Дети д'Оберн приезжали к нам на каждую панихиду с их гувернантками. Они с равнодушным любопытством оглядывали мой черный траурный костюм и с первого же раза решили вслух, что креповый бант посажен не на месте. Вадя смотрел совсем растерянно и так же растерянно моргал глазами. Мисс Гаррисон поглаживала меня по головке. Этьен… Он ничего не сказал, даже не посмотрел на меня, но когда я зачем-то вошла в мою детскую, мальчик вбежал туда же за мною, схватил меня за руку и произнес ласково и нежно: «Твоя бабушка скончалась Люся, но ты не потеряла с нею защитника и друга. С этого дня я постараюсь тебе заменить ее… Буду заботиться о тебе, защищать тебя… Не давать в обиду. Слышишь, Люся, я твой друг, рассчитывай на меня». И потом уже шепотом добавил: «А ведь Лили созналась, что она взяла „монашку“. И мисс Гаррисон пожалела тебя. Лили наказали. И поделом. Бедная Люся, какая ты все-таки хорошая, что не выдала Лили!»

И Этьен протянул ко мне губы. Мы поцеловались со слезами на глазах. Он — от жалости ко мне, я — от умиления к невинно пострадавшей «такой хорошей» Люсе.

Потом мы взялись за руки и пошли на панихиду. Это была последняя панихида; назавтра назначены были похороны. Я стояла между Этьеном и Ани и делала вид, что молюсь. Но душа моя была далека от молитвы. Как не стыдно признаться, но меня занимало то, что я представляю сейчас из себя одну из центральных фигур печального происшествия в этом доме. Я ловила на себе соболезнующие взгляды присутствующих и мне приятно было сознавать, что меня жалеют. Вероятно, переживаемое мною в тот момент чувство ярко отражалось на моем лице, потому что стоявшая поблизости мисс Гаррисон обратилась к, madame Клео с фразой, долетевшей до моих ушей, сказанной по-французски.

— Я, решительно, отказываюсь понимать Люсю. Странная девочка. Взгляните на ее лицо.

Она не только не горюет, по-видимому, а, кажется, почти довольна своей судьбой, а, между тем старушка Ордынцева обожала этого ребенка… Что же это такое? Бессердечие или тупость?

Эти слова как нож врезались мне в сердце. Как она смеет так говорить. Это я-то не люблю бабушку! Да я, да я… — я слов не находила от возмущения в моем уме. Да, я не могла плакать.

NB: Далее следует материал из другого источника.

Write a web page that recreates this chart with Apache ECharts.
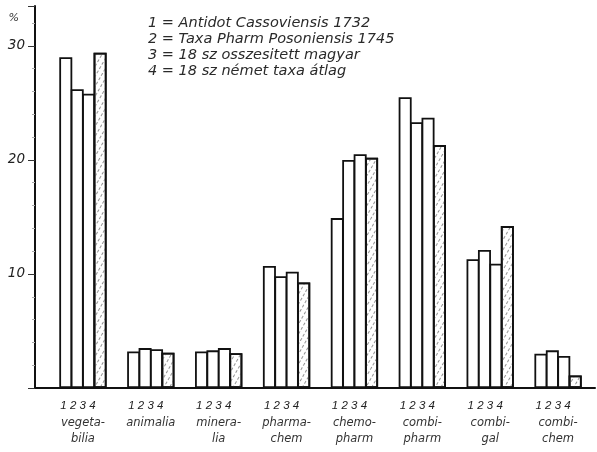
<!DOCTYPE html>
<html>
<head>
<meta charset="utf-8">
<script src="https://cdn.jsdelivr.net/npm/echarts@6/dist/echarts.min.js"></script>
<style>html,body{margin:0;padding:0;background:#fff;}#c{width:597px;height:452px;}</style>
</head>
<body>
<div id="c"></div>
<script>
const categories = ['vegeta-\nbilia', 'animalia', 'minera-\nlia', 'pharma-\nchem', 'chemo-\npharm', 'combi-\npharm', 'combi-\ngal', 'combi-\nchem'];
const seriesNames = ['1 = Antidot Cassoviensis 1732', '2 = Taxa Pharm Posoniensis 1745', '3 = 18 sz osszesitett magyar', '4 = 18 sz német taxa átlag'];
const s1 = [29.0, 3.2, 3.2, 10.7, 14.9, 25.5, 11.3, 3.0];
const s2 = [26.2, 3.5, 3.3, 9.8, 20.0, 23.3, 12.1, 3.3];
const s3 = [25.8, 3.4, 3.5, 10.2, 20.5, 23.7, 10.9, 2.8];
const s4 = [29.4, 3.1, 3.05, 9.25, 20.2, 21.3, 14.2, 1.1];
const barLabels = '1 2 3 4';
const yTicks = [10, 20, 30];

const font = 'DejaVu Sans';
const chart = echarts.init(document.getElementById('c'), null, {renderer: 'canvas'});
const values = [s1, s2, s3, s4];

const series = values.map((v, i) => ({
  name: seriesNames[i],
  type: 'bar',
  xAxisIndex: 1,
  yAxisIndex: 1,
  data: v,
  barWidth: 13,
  barGap: '-12%',
  itemStyle: i === 3 ? {
    color: '#fff', borderColor: '#111', borderWidth: 1.8,
    decal: {symbol: 'rect', color: 'rgba(120,120,120,0.8)', dashArrayX: [3, 2], dashArrayY: [1, 4], rotation: -Math.PI / 3, symbolSize: 1}
  } : {color: '#fff', borderColor: '#111', borderWidth: 1.8},
  emphasis: {disabled: true},
  animation: false
}));

chart.setOption({
  animation: false,
  backgroundColor: '#fff',
  title: {
    text: seriesNames.join('\n'),
    left: 143, top: 10,
    textStyle: {fontFamily: font, fontStyle: 'italic', fontWeight: 'normal', fontSize: 14.5, color: '#2a2a2a', lineHeight: 16}
  },
  grid: [
    {left: 35, right: 2, top: 6, bottom: 64},
    {left: 49, right: 5, top: 6, bottom: 64}
  ],
  xAxis: [
    {type: 'category', gridIndex: 0, data: categories, axisLine: {show: true, lineStyle: {color: '#111', width: 2}},
     axisTick: {show: false}, axisLabel: {show: false}, splitLine: {show: false}},
    {type: 'category', gridIndex: 1, data: categories, axisLine: {show: false}, axisTick: {show: false},
     axisLabel: {
       interval: 0, margin: 8, lineHeight: 16,
       formatter: (val) => '{n|' + barLabels + '}\n' + val.split('\n').map(s => '{c|' + s + '}').join('\n'),
       rich: {
         n: {fontFamily: 'Liberation Sans', fontStyle: 'italic', fontSize: 11.5, color: '#222', lineHeight: 19, padding: [0, 10, 0, 0]},
         c: {fontFamily: font, fontStyle: 'italic', fontSize: 11.5, color: '#333', lineHeight: 16}
       }
     }}
  ],
  yAxis: [
    {type: 'value', gridIndex: 0, min: 0, max: 33.5, interval: 10,
     name: '%', nameLocation: 'end', nameGap: -18,
     nameTextStyle: {fontFamily: font, fontStyle: 'italic', fontSize: 11, color: '#333', align: 'right', padding: [0, 16, 0, 0]},
     axisLine: {show: true, lineStyle: {color: '#111', width: 2}},
     axisTick: {show: true, length: 7, lineStyle: {color: '#333', width: 1}},
     minorTick: {show: true, splitNumber: 5, length: 3, lineStyle: {color: '#aaa'}},
     axisLabel: {margin: 10, showMaxLabel: false, fontFamily: font, fontStyle: 'italic', fontSize: 13.5, color: '#222',
       formatter: (v) => yTicks.indexOf(v) >= 0 ? String(v) : ''},
     splitLine: {show: false}},
    {type: 'value', gridIndex: 1, min: 0, max: 33.5, interval: 10, show: false, splitLine: {show: false}}
  ],
  series: series
});
</script>
</body>
</html>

Не могла горевать при всех, как тетя Муся, потерявшая как будто рассудок с горя, не могла быть сдержанной и спокойной, как мой отец, но…

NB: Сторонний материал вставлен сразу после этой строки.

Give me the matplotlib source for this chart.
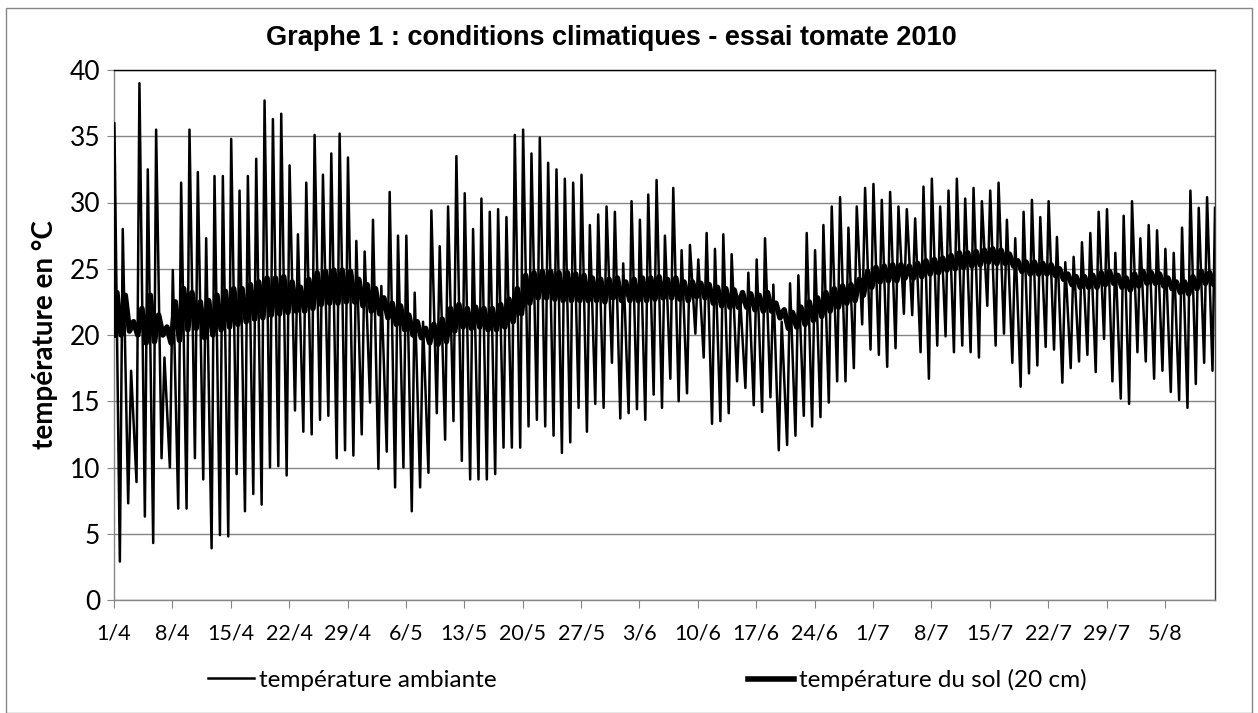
"""Graphe 1 : conditions climatiques - essai tomate 2010."""

import matplotlib
matplotlib.use("Agg")
import matplotlib.pyplot as plt
from matplotlib.lines import Line2D
from matplotlib.patches import Rectangle

plt.rcParams["font.family"] = ["Lato", "DejaVu Sans"]

# week tick labels (one every 7 days from 1/4)
week_labels = ["1/4", "8/4", "15/4", "22/4", "29/4", "6/5", "13/5", "20/5", "27/5",
               "3/6", "10/6", "17/6", "24/6", "1/7", "8/7", "15/7", "22/7", "29/7", "5/8"]

# daily maximum of the air temperature (°C), day 0 = 1/4
air_max = [36.0, 28.0, 17.3, 39.0, 32.5, 35.5, 18.3, 24.9, 31.5, 35.5,
           32.3, 27.3, 32.0, 32.0, 34.8, 30.9, 32.0, 33.3, 37.7, 36.3,
           36.7, 32.8, 27.6, 31.5, 35.1, 32.1, 33.7, 35.2, 33.4, 27.1,
           26.3, 28.7, 23.7, 30.8, 27.5, 27.5, 23.2, 21.0, 29.4, 26.7,
           29.7, 33.5, 30.7, 28.0, 30.3, 29.3, 29.5, 28.9, 35.1, 35.5,
           33.7, 34.9, 33.0, 32.5, 31.8, 31.5, 32.1, 28.3, 29.1, 29.7,
           29.3, 25.4, 30.1, 28.7, 30.6, 31.7, 27.5, 31.1, 26.4, 26.8,
           25.7, 27.7, 26.5, 27.6, 26.1, 23.0, 24.7, 25.7, 27.3, 23.8,
           21.0, 23.9, 24.5, 27.7, 26.4, 28.3, 29.7, 30.4, 28.1, 29.7,
           31.1, 31.4, 30.2, 30.8, 29.7, 29.5, 28.8, 31.2, 31.8, 29.7,
           30.9, 31.8, 30.3, 31.1, 30.1, 30.9, 31.5, 28.7, 27.3, 29.3,
           30.2, 28.9, 30.1, 27.4, 25.5, 25.9, 27.0, 27.7, 29.3, 29.5,
           26.2, 29.0, 30.1, 27.3, 28.3, 27.9, 26.5, 26.2, 28.1, 30.9,
           29.6, 30.4, 29.6]

# daily minimum of the air temperature (°C)
air_min = [2.9, 7.3, 8.9, 6.3, 4.3, 10.7, 10.0, 6.9, 6.9, 10.7,
           9.1, 3.9, 4.9, 4.8, 9.5, 6.7, 8.0, 7.2, 10.0, 10.1,
           9.4, 14.3, 12.7, 12.5, 13.6, 13.9, 10.7, 11.3, 10.9, 12.5,
           14.9, 9.9, 11.2, 8.5, 10.0, 6.7, 8.5, 9.6, 14.1, 12.1,
           13.5, 10.5, 9.1, 9.1, 9.1, 9.5, 11.5, 11.5, 11.5, 13.1,
           13.6, 13.1, 12.4, 11.1, 11.9, 14.5, 12.7, 14.8, 14.5, 17.9,
           13.7, 14.1, 14.4, 13.6, 15.5, 14.5, 16.7, 15.0, 15.6, 20.1,
           18.3, 13.3, 13.5, 14.1, 16.5, 16.0, 14.7, 14.2, 15.3, 11.3,
           11.7, 12.4, 13.9, 13.1, 13.8, 14.9, 16.5, 16.5, 17.5, 20.8,
           18.9, 18.5, 17.6, 19.0, 21.6, 21.5, 18.7, 16.7, 19.2, 19.9,
           18.7, 19.2, 18.7, 18.3, 22.2, 19.2, 20.1, 17.9, 16.1, 17.1,
           17.7, 19.1, 18.9, 16.4, 17.5, 18.0, 18.5, 17.2, 19.7, 16.5,
           15.2, 14.8, 18.7, 18.0, 16.7, 17.3, 15.7, 15.1, 14.5, 16.3,
           17.9, 17.3]

# daily high / low of the soil temperature at 20 cm (°C)
soil_max = [23.2, 23.0, 21.0, 22.0, 23.0, 21.5, 20.6, 22.5, 23.5, 23.2,
            22.5, 22.6, 23.0, 23.3, 23.5, 23.5, 23.8, 24.0, 24.3, 24.3,
            24.4, 24.0, 23.6, 24.2, 24.7, 24.8, 24.9, 24.9, 24.8, 24.2,
            23.8, 23.5, 22.8, 22.4, 22.2, 21.5, 21.0, 20.5, 20.8, 21.2,
            22.0, 22.3, 22.0, 22.1, 22.0, 22.0, 22.3, 22.7, 23.5, 24.5,
            24.7, 24.8, 24.8, 24.7, 24.7, 24.6, 24.5, 24.3, 24.2, 24.2,
            24.3, 24.0, 24.2, 24.3, 24.3, 24.4, 24.2, 24.3, 24.0, 24.0,
            23.9, 23.8, 23.6, 23.5, 23.4, 23.2, 23.1, 23.0, 23.2, 22.4,
            21.9, 21.7, 22.1, 22.5, 22.8, 23.2, 23.5, 23.7, 23.8, 24.2,
            24.8, 25.1, 25.2, 25.3, 25.3, 25.2, 25.4, 25.6, 25.7, 25.8,
            26.0, 26.2, 26.2, 26.3, 26.4, 26.5, 26.4, 26.1, 25.6, 25.5,
            25.5, 25.4, 25.3, 25.0, 24.6, 24.4, 24.4, 24.5, 24.7, 24.8,
            24.5, 24.3, 24.6, 24.8, 24.7, 24.6, 24.3, 24.0, 24.0, 24.4,
            24.8, 24.7]
soil_min = [20.0, 20.3, 20.0, 19.4, 19.5, 20.0, 19.4, 19.6, 20.4, 20.5,
            19.8, 20.0, 20.4, 20.6, 20.8, 21.0, 21.2, 21.3, 21.5, 21.6,
            21.7, 21.8, 21.8, 22.0, 22.3, 22.4, 22.4, 22.5, 22.5, 22.2,
            21.8, 21.6, 21.3, 20.8, 20.4, 20.0, 19.8, 19.4, 19.3, 19.5,
            20.3, 20.6, 20.5, 20.6, 20.4, 20.4, 20.6, 21.0, 21.6, 22.4,
            22.8, 22.8, 22.7, 22.6, 22.6, 22.6, 22.6, 22.6, 22.5, 22.8,
            22.6, 22.6, 22.6, 22.6, 22.7, 22.8, 22.8, 22.7, 22.6, 22.9,
            22.8, 22.4, 22.2, 22.1, 22.1, 22.1, 21.9, 21.8, 21.8, 21.3,
            20.5, 20.6, 20.8, 21.1, 21.4, 21.8, 22.1, 22.4, 22.6, 23.0,
            23.6, 24.0, 24.1, 24.1, 24.3, 24.3, 24.4, 24.6, 24.7, 24.9,
            25.0, 25.1, 25.2, 25.3, 25.5, 25.4, 25.4, 25.2, 24.8, 24.6,
            24.6, 24.6, 24.5, 24.2, 23.8, 23.6, 23.6, 23.6, 23.8, 23.9,
            23.6, 23.4, 23.7, 23.9, 23.9, 23.7, 23.5, 23.2, 23.1, 23.5,
            23.9, 23.8]
first_reading = 20.0
soil_last = 23.8

# time of day (fraction of a day on the axis) of the daily extremes
AIR_PEAK, AIR_LOW = 0.05, 0.70
SOIL_PEAK, SOIL_LOW = 0.35, 0.85
n_days = len(air_min)


def daily_trace(highs, lows, t_high, t_low, start, end):
    xs, ys = [0.0], [start]
    for day, (hi, lo) in enumerate(zip(highs, lows)):
        xs += [day + t_high, day + t_low]
        ys += [hi, lo]
    xs.append(float(n_days))
    ys.append(end)
    return xs, ys


air_x, air_y = daily_trace(air_max, air_min, AIR_PEAK, AIR_LOW, first_reading, air_max[-1])
soil_x, soil_y = daily_trace(soil_max, soil_min, SOIL_PEAK, SOIL_LOW, first_reading, soil_last)

W, H = 1258, 713
fig = plt.figure(figsize=(W / 100, H / 100), dpi=100)
ax = fig.add_axes([114 / W, 1 - 600 / H, (1215 - 114) / W, (600 - 70) / H])

grey = "#868686"
ax.plot(air_x, air_y, color="black", linewidth=1.8, solid_joinstyle="round", zorder=3)
ax.plot(soil_x, soil_y, color="black", linewidth=4.0, solid_joinstyle="round", zorder=4)

ax.set_xlim(0, n_days)
ax.set_ylim(0, 40)
ax.set_yticks(range(0, 41, 5))
ax.set_xticks([7 * k for k in range(len(week_labels))])
ax.set_xticklabels(week_labels)
ax.grid(axis="y", color=grey, linewidth=1.0)
ax.set_axisbelow(True)

for side in ("left", "bottom"):
    ax.spines[side].set_color(grey)
ax.spines["top"].set_color("black")
ax.spines["right"].set_color("#404040")
for sp in ax.spines.values():
    sp.set_linewidth(1.0)

ax.tick_params(axis="y", length=5, color=grey, labelsize=19, pad=5)
ax.tick_params(axis="x", length=6, color=grey, labelsize=15.5, pad=11)

fig.text(611 / W, 1 - 38 / H, "Graphe 1 : conditions climatiques - essai tomate 2010",
         ha="center", va="center", fontsize=19.5, fontweight="bold",
         family=["Liberation Sans", "DejaVu Sans"])
fig.text(45 / W, 1 - 335 / H, "température en °C", rotation=90, ha="center",
         va="center", fontsize=20, fontweight="bold")

# whole-chart frame
fig.patches.append(Rectangle((6 / W, 0), (1252 - 6) / W, 1 - 8 / H, transform=fig.transFigure,
                             fill=False, edgecolor=grey, linewidth=1.0))

h_air = Line2D([], [], color="black", linewidth=1.8)
h_soil = Line2D([], [], color="black", linewidth=4.0)
fig.legend([h_air], ["température ambiante"], loc="center left",
           bbox_to_anchor=(208 / W, 1 - 680 / H), frameon=False, fontsize=17.5,
           handlelength=1.9, handletextpad=0.2, borderpad=0, borderaxespad=0)
fig.legend([h_soil], ["température du sol (20 cm)"], loc="center left",
           bbox_to_anchor=(748 / W, 1 - 680 / H), frameon=False, fontsize=17.5,
           handlelength=1.9, handletextpad=0.2, borderpad=0, borderaxespad=0)

fig.savefig("out.png", dpi=100)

«Бабушка!» — хотелось мне крикнуть в эту минуту, «Бабушка, родная моя, ты веришь, ты одна знаешь, как я тебя люблю и тебе одной я скажу это, скажу тогда, когда мы будем с тобой вдвоем, моя дорогая, хорошая бабушка, я приду сказать тебе это, как только все чужие разъедутся, а свои уйдут. Верь мне бабушка, любимая, родная». Слезы закипели у меня в горле, но я мужественно подавила их.

А панихида все продолжалась. Отец Григорий произносил скрипучим старческим тенорком какие-то красивые, непонятные моему детскому уму слова. Певчие пели стройным гармоничным хором. Черные монахини скользили бесшумною походкой призраков, с низкими поклонами отбирая свечи… Бабушка, еще более осунувшаяся и еще более серьезная и важная, лежала вся в белом под белым же глазетовым покрывалом, такая чужая и равнодушная и к этим молитвенным напевам и слезам. А в голове моей уже назревало новое решение, которое я решила осуществить в эту же ночь.

* * *

Двенадцать гулких ударов отбило на стенных часах в столовой. Все спали. Похороны были назначены рано. Вынос тела должен был происходить в восемь утра на другой день. Мой отец, не раздеваясь, прилег в кабинете. Ганя, намучившаяся с тетей Мусей, осталась на ночь в ее комнате, чтобы в случае нового припадка помочь моей отчаянно страдавшей тетке. У меня же в детской на полу ночевала Ольга. Лишь только ее мощный храп достиг моего слуха, я быстро соскользнула с постели и босая по холодному полу проскользнула в коридор. Вот она гостиная с завешанными зеркалами, с черными ступенями ведущими к гробу. За аналоем не было сейчас монахини, она ушла в кухню.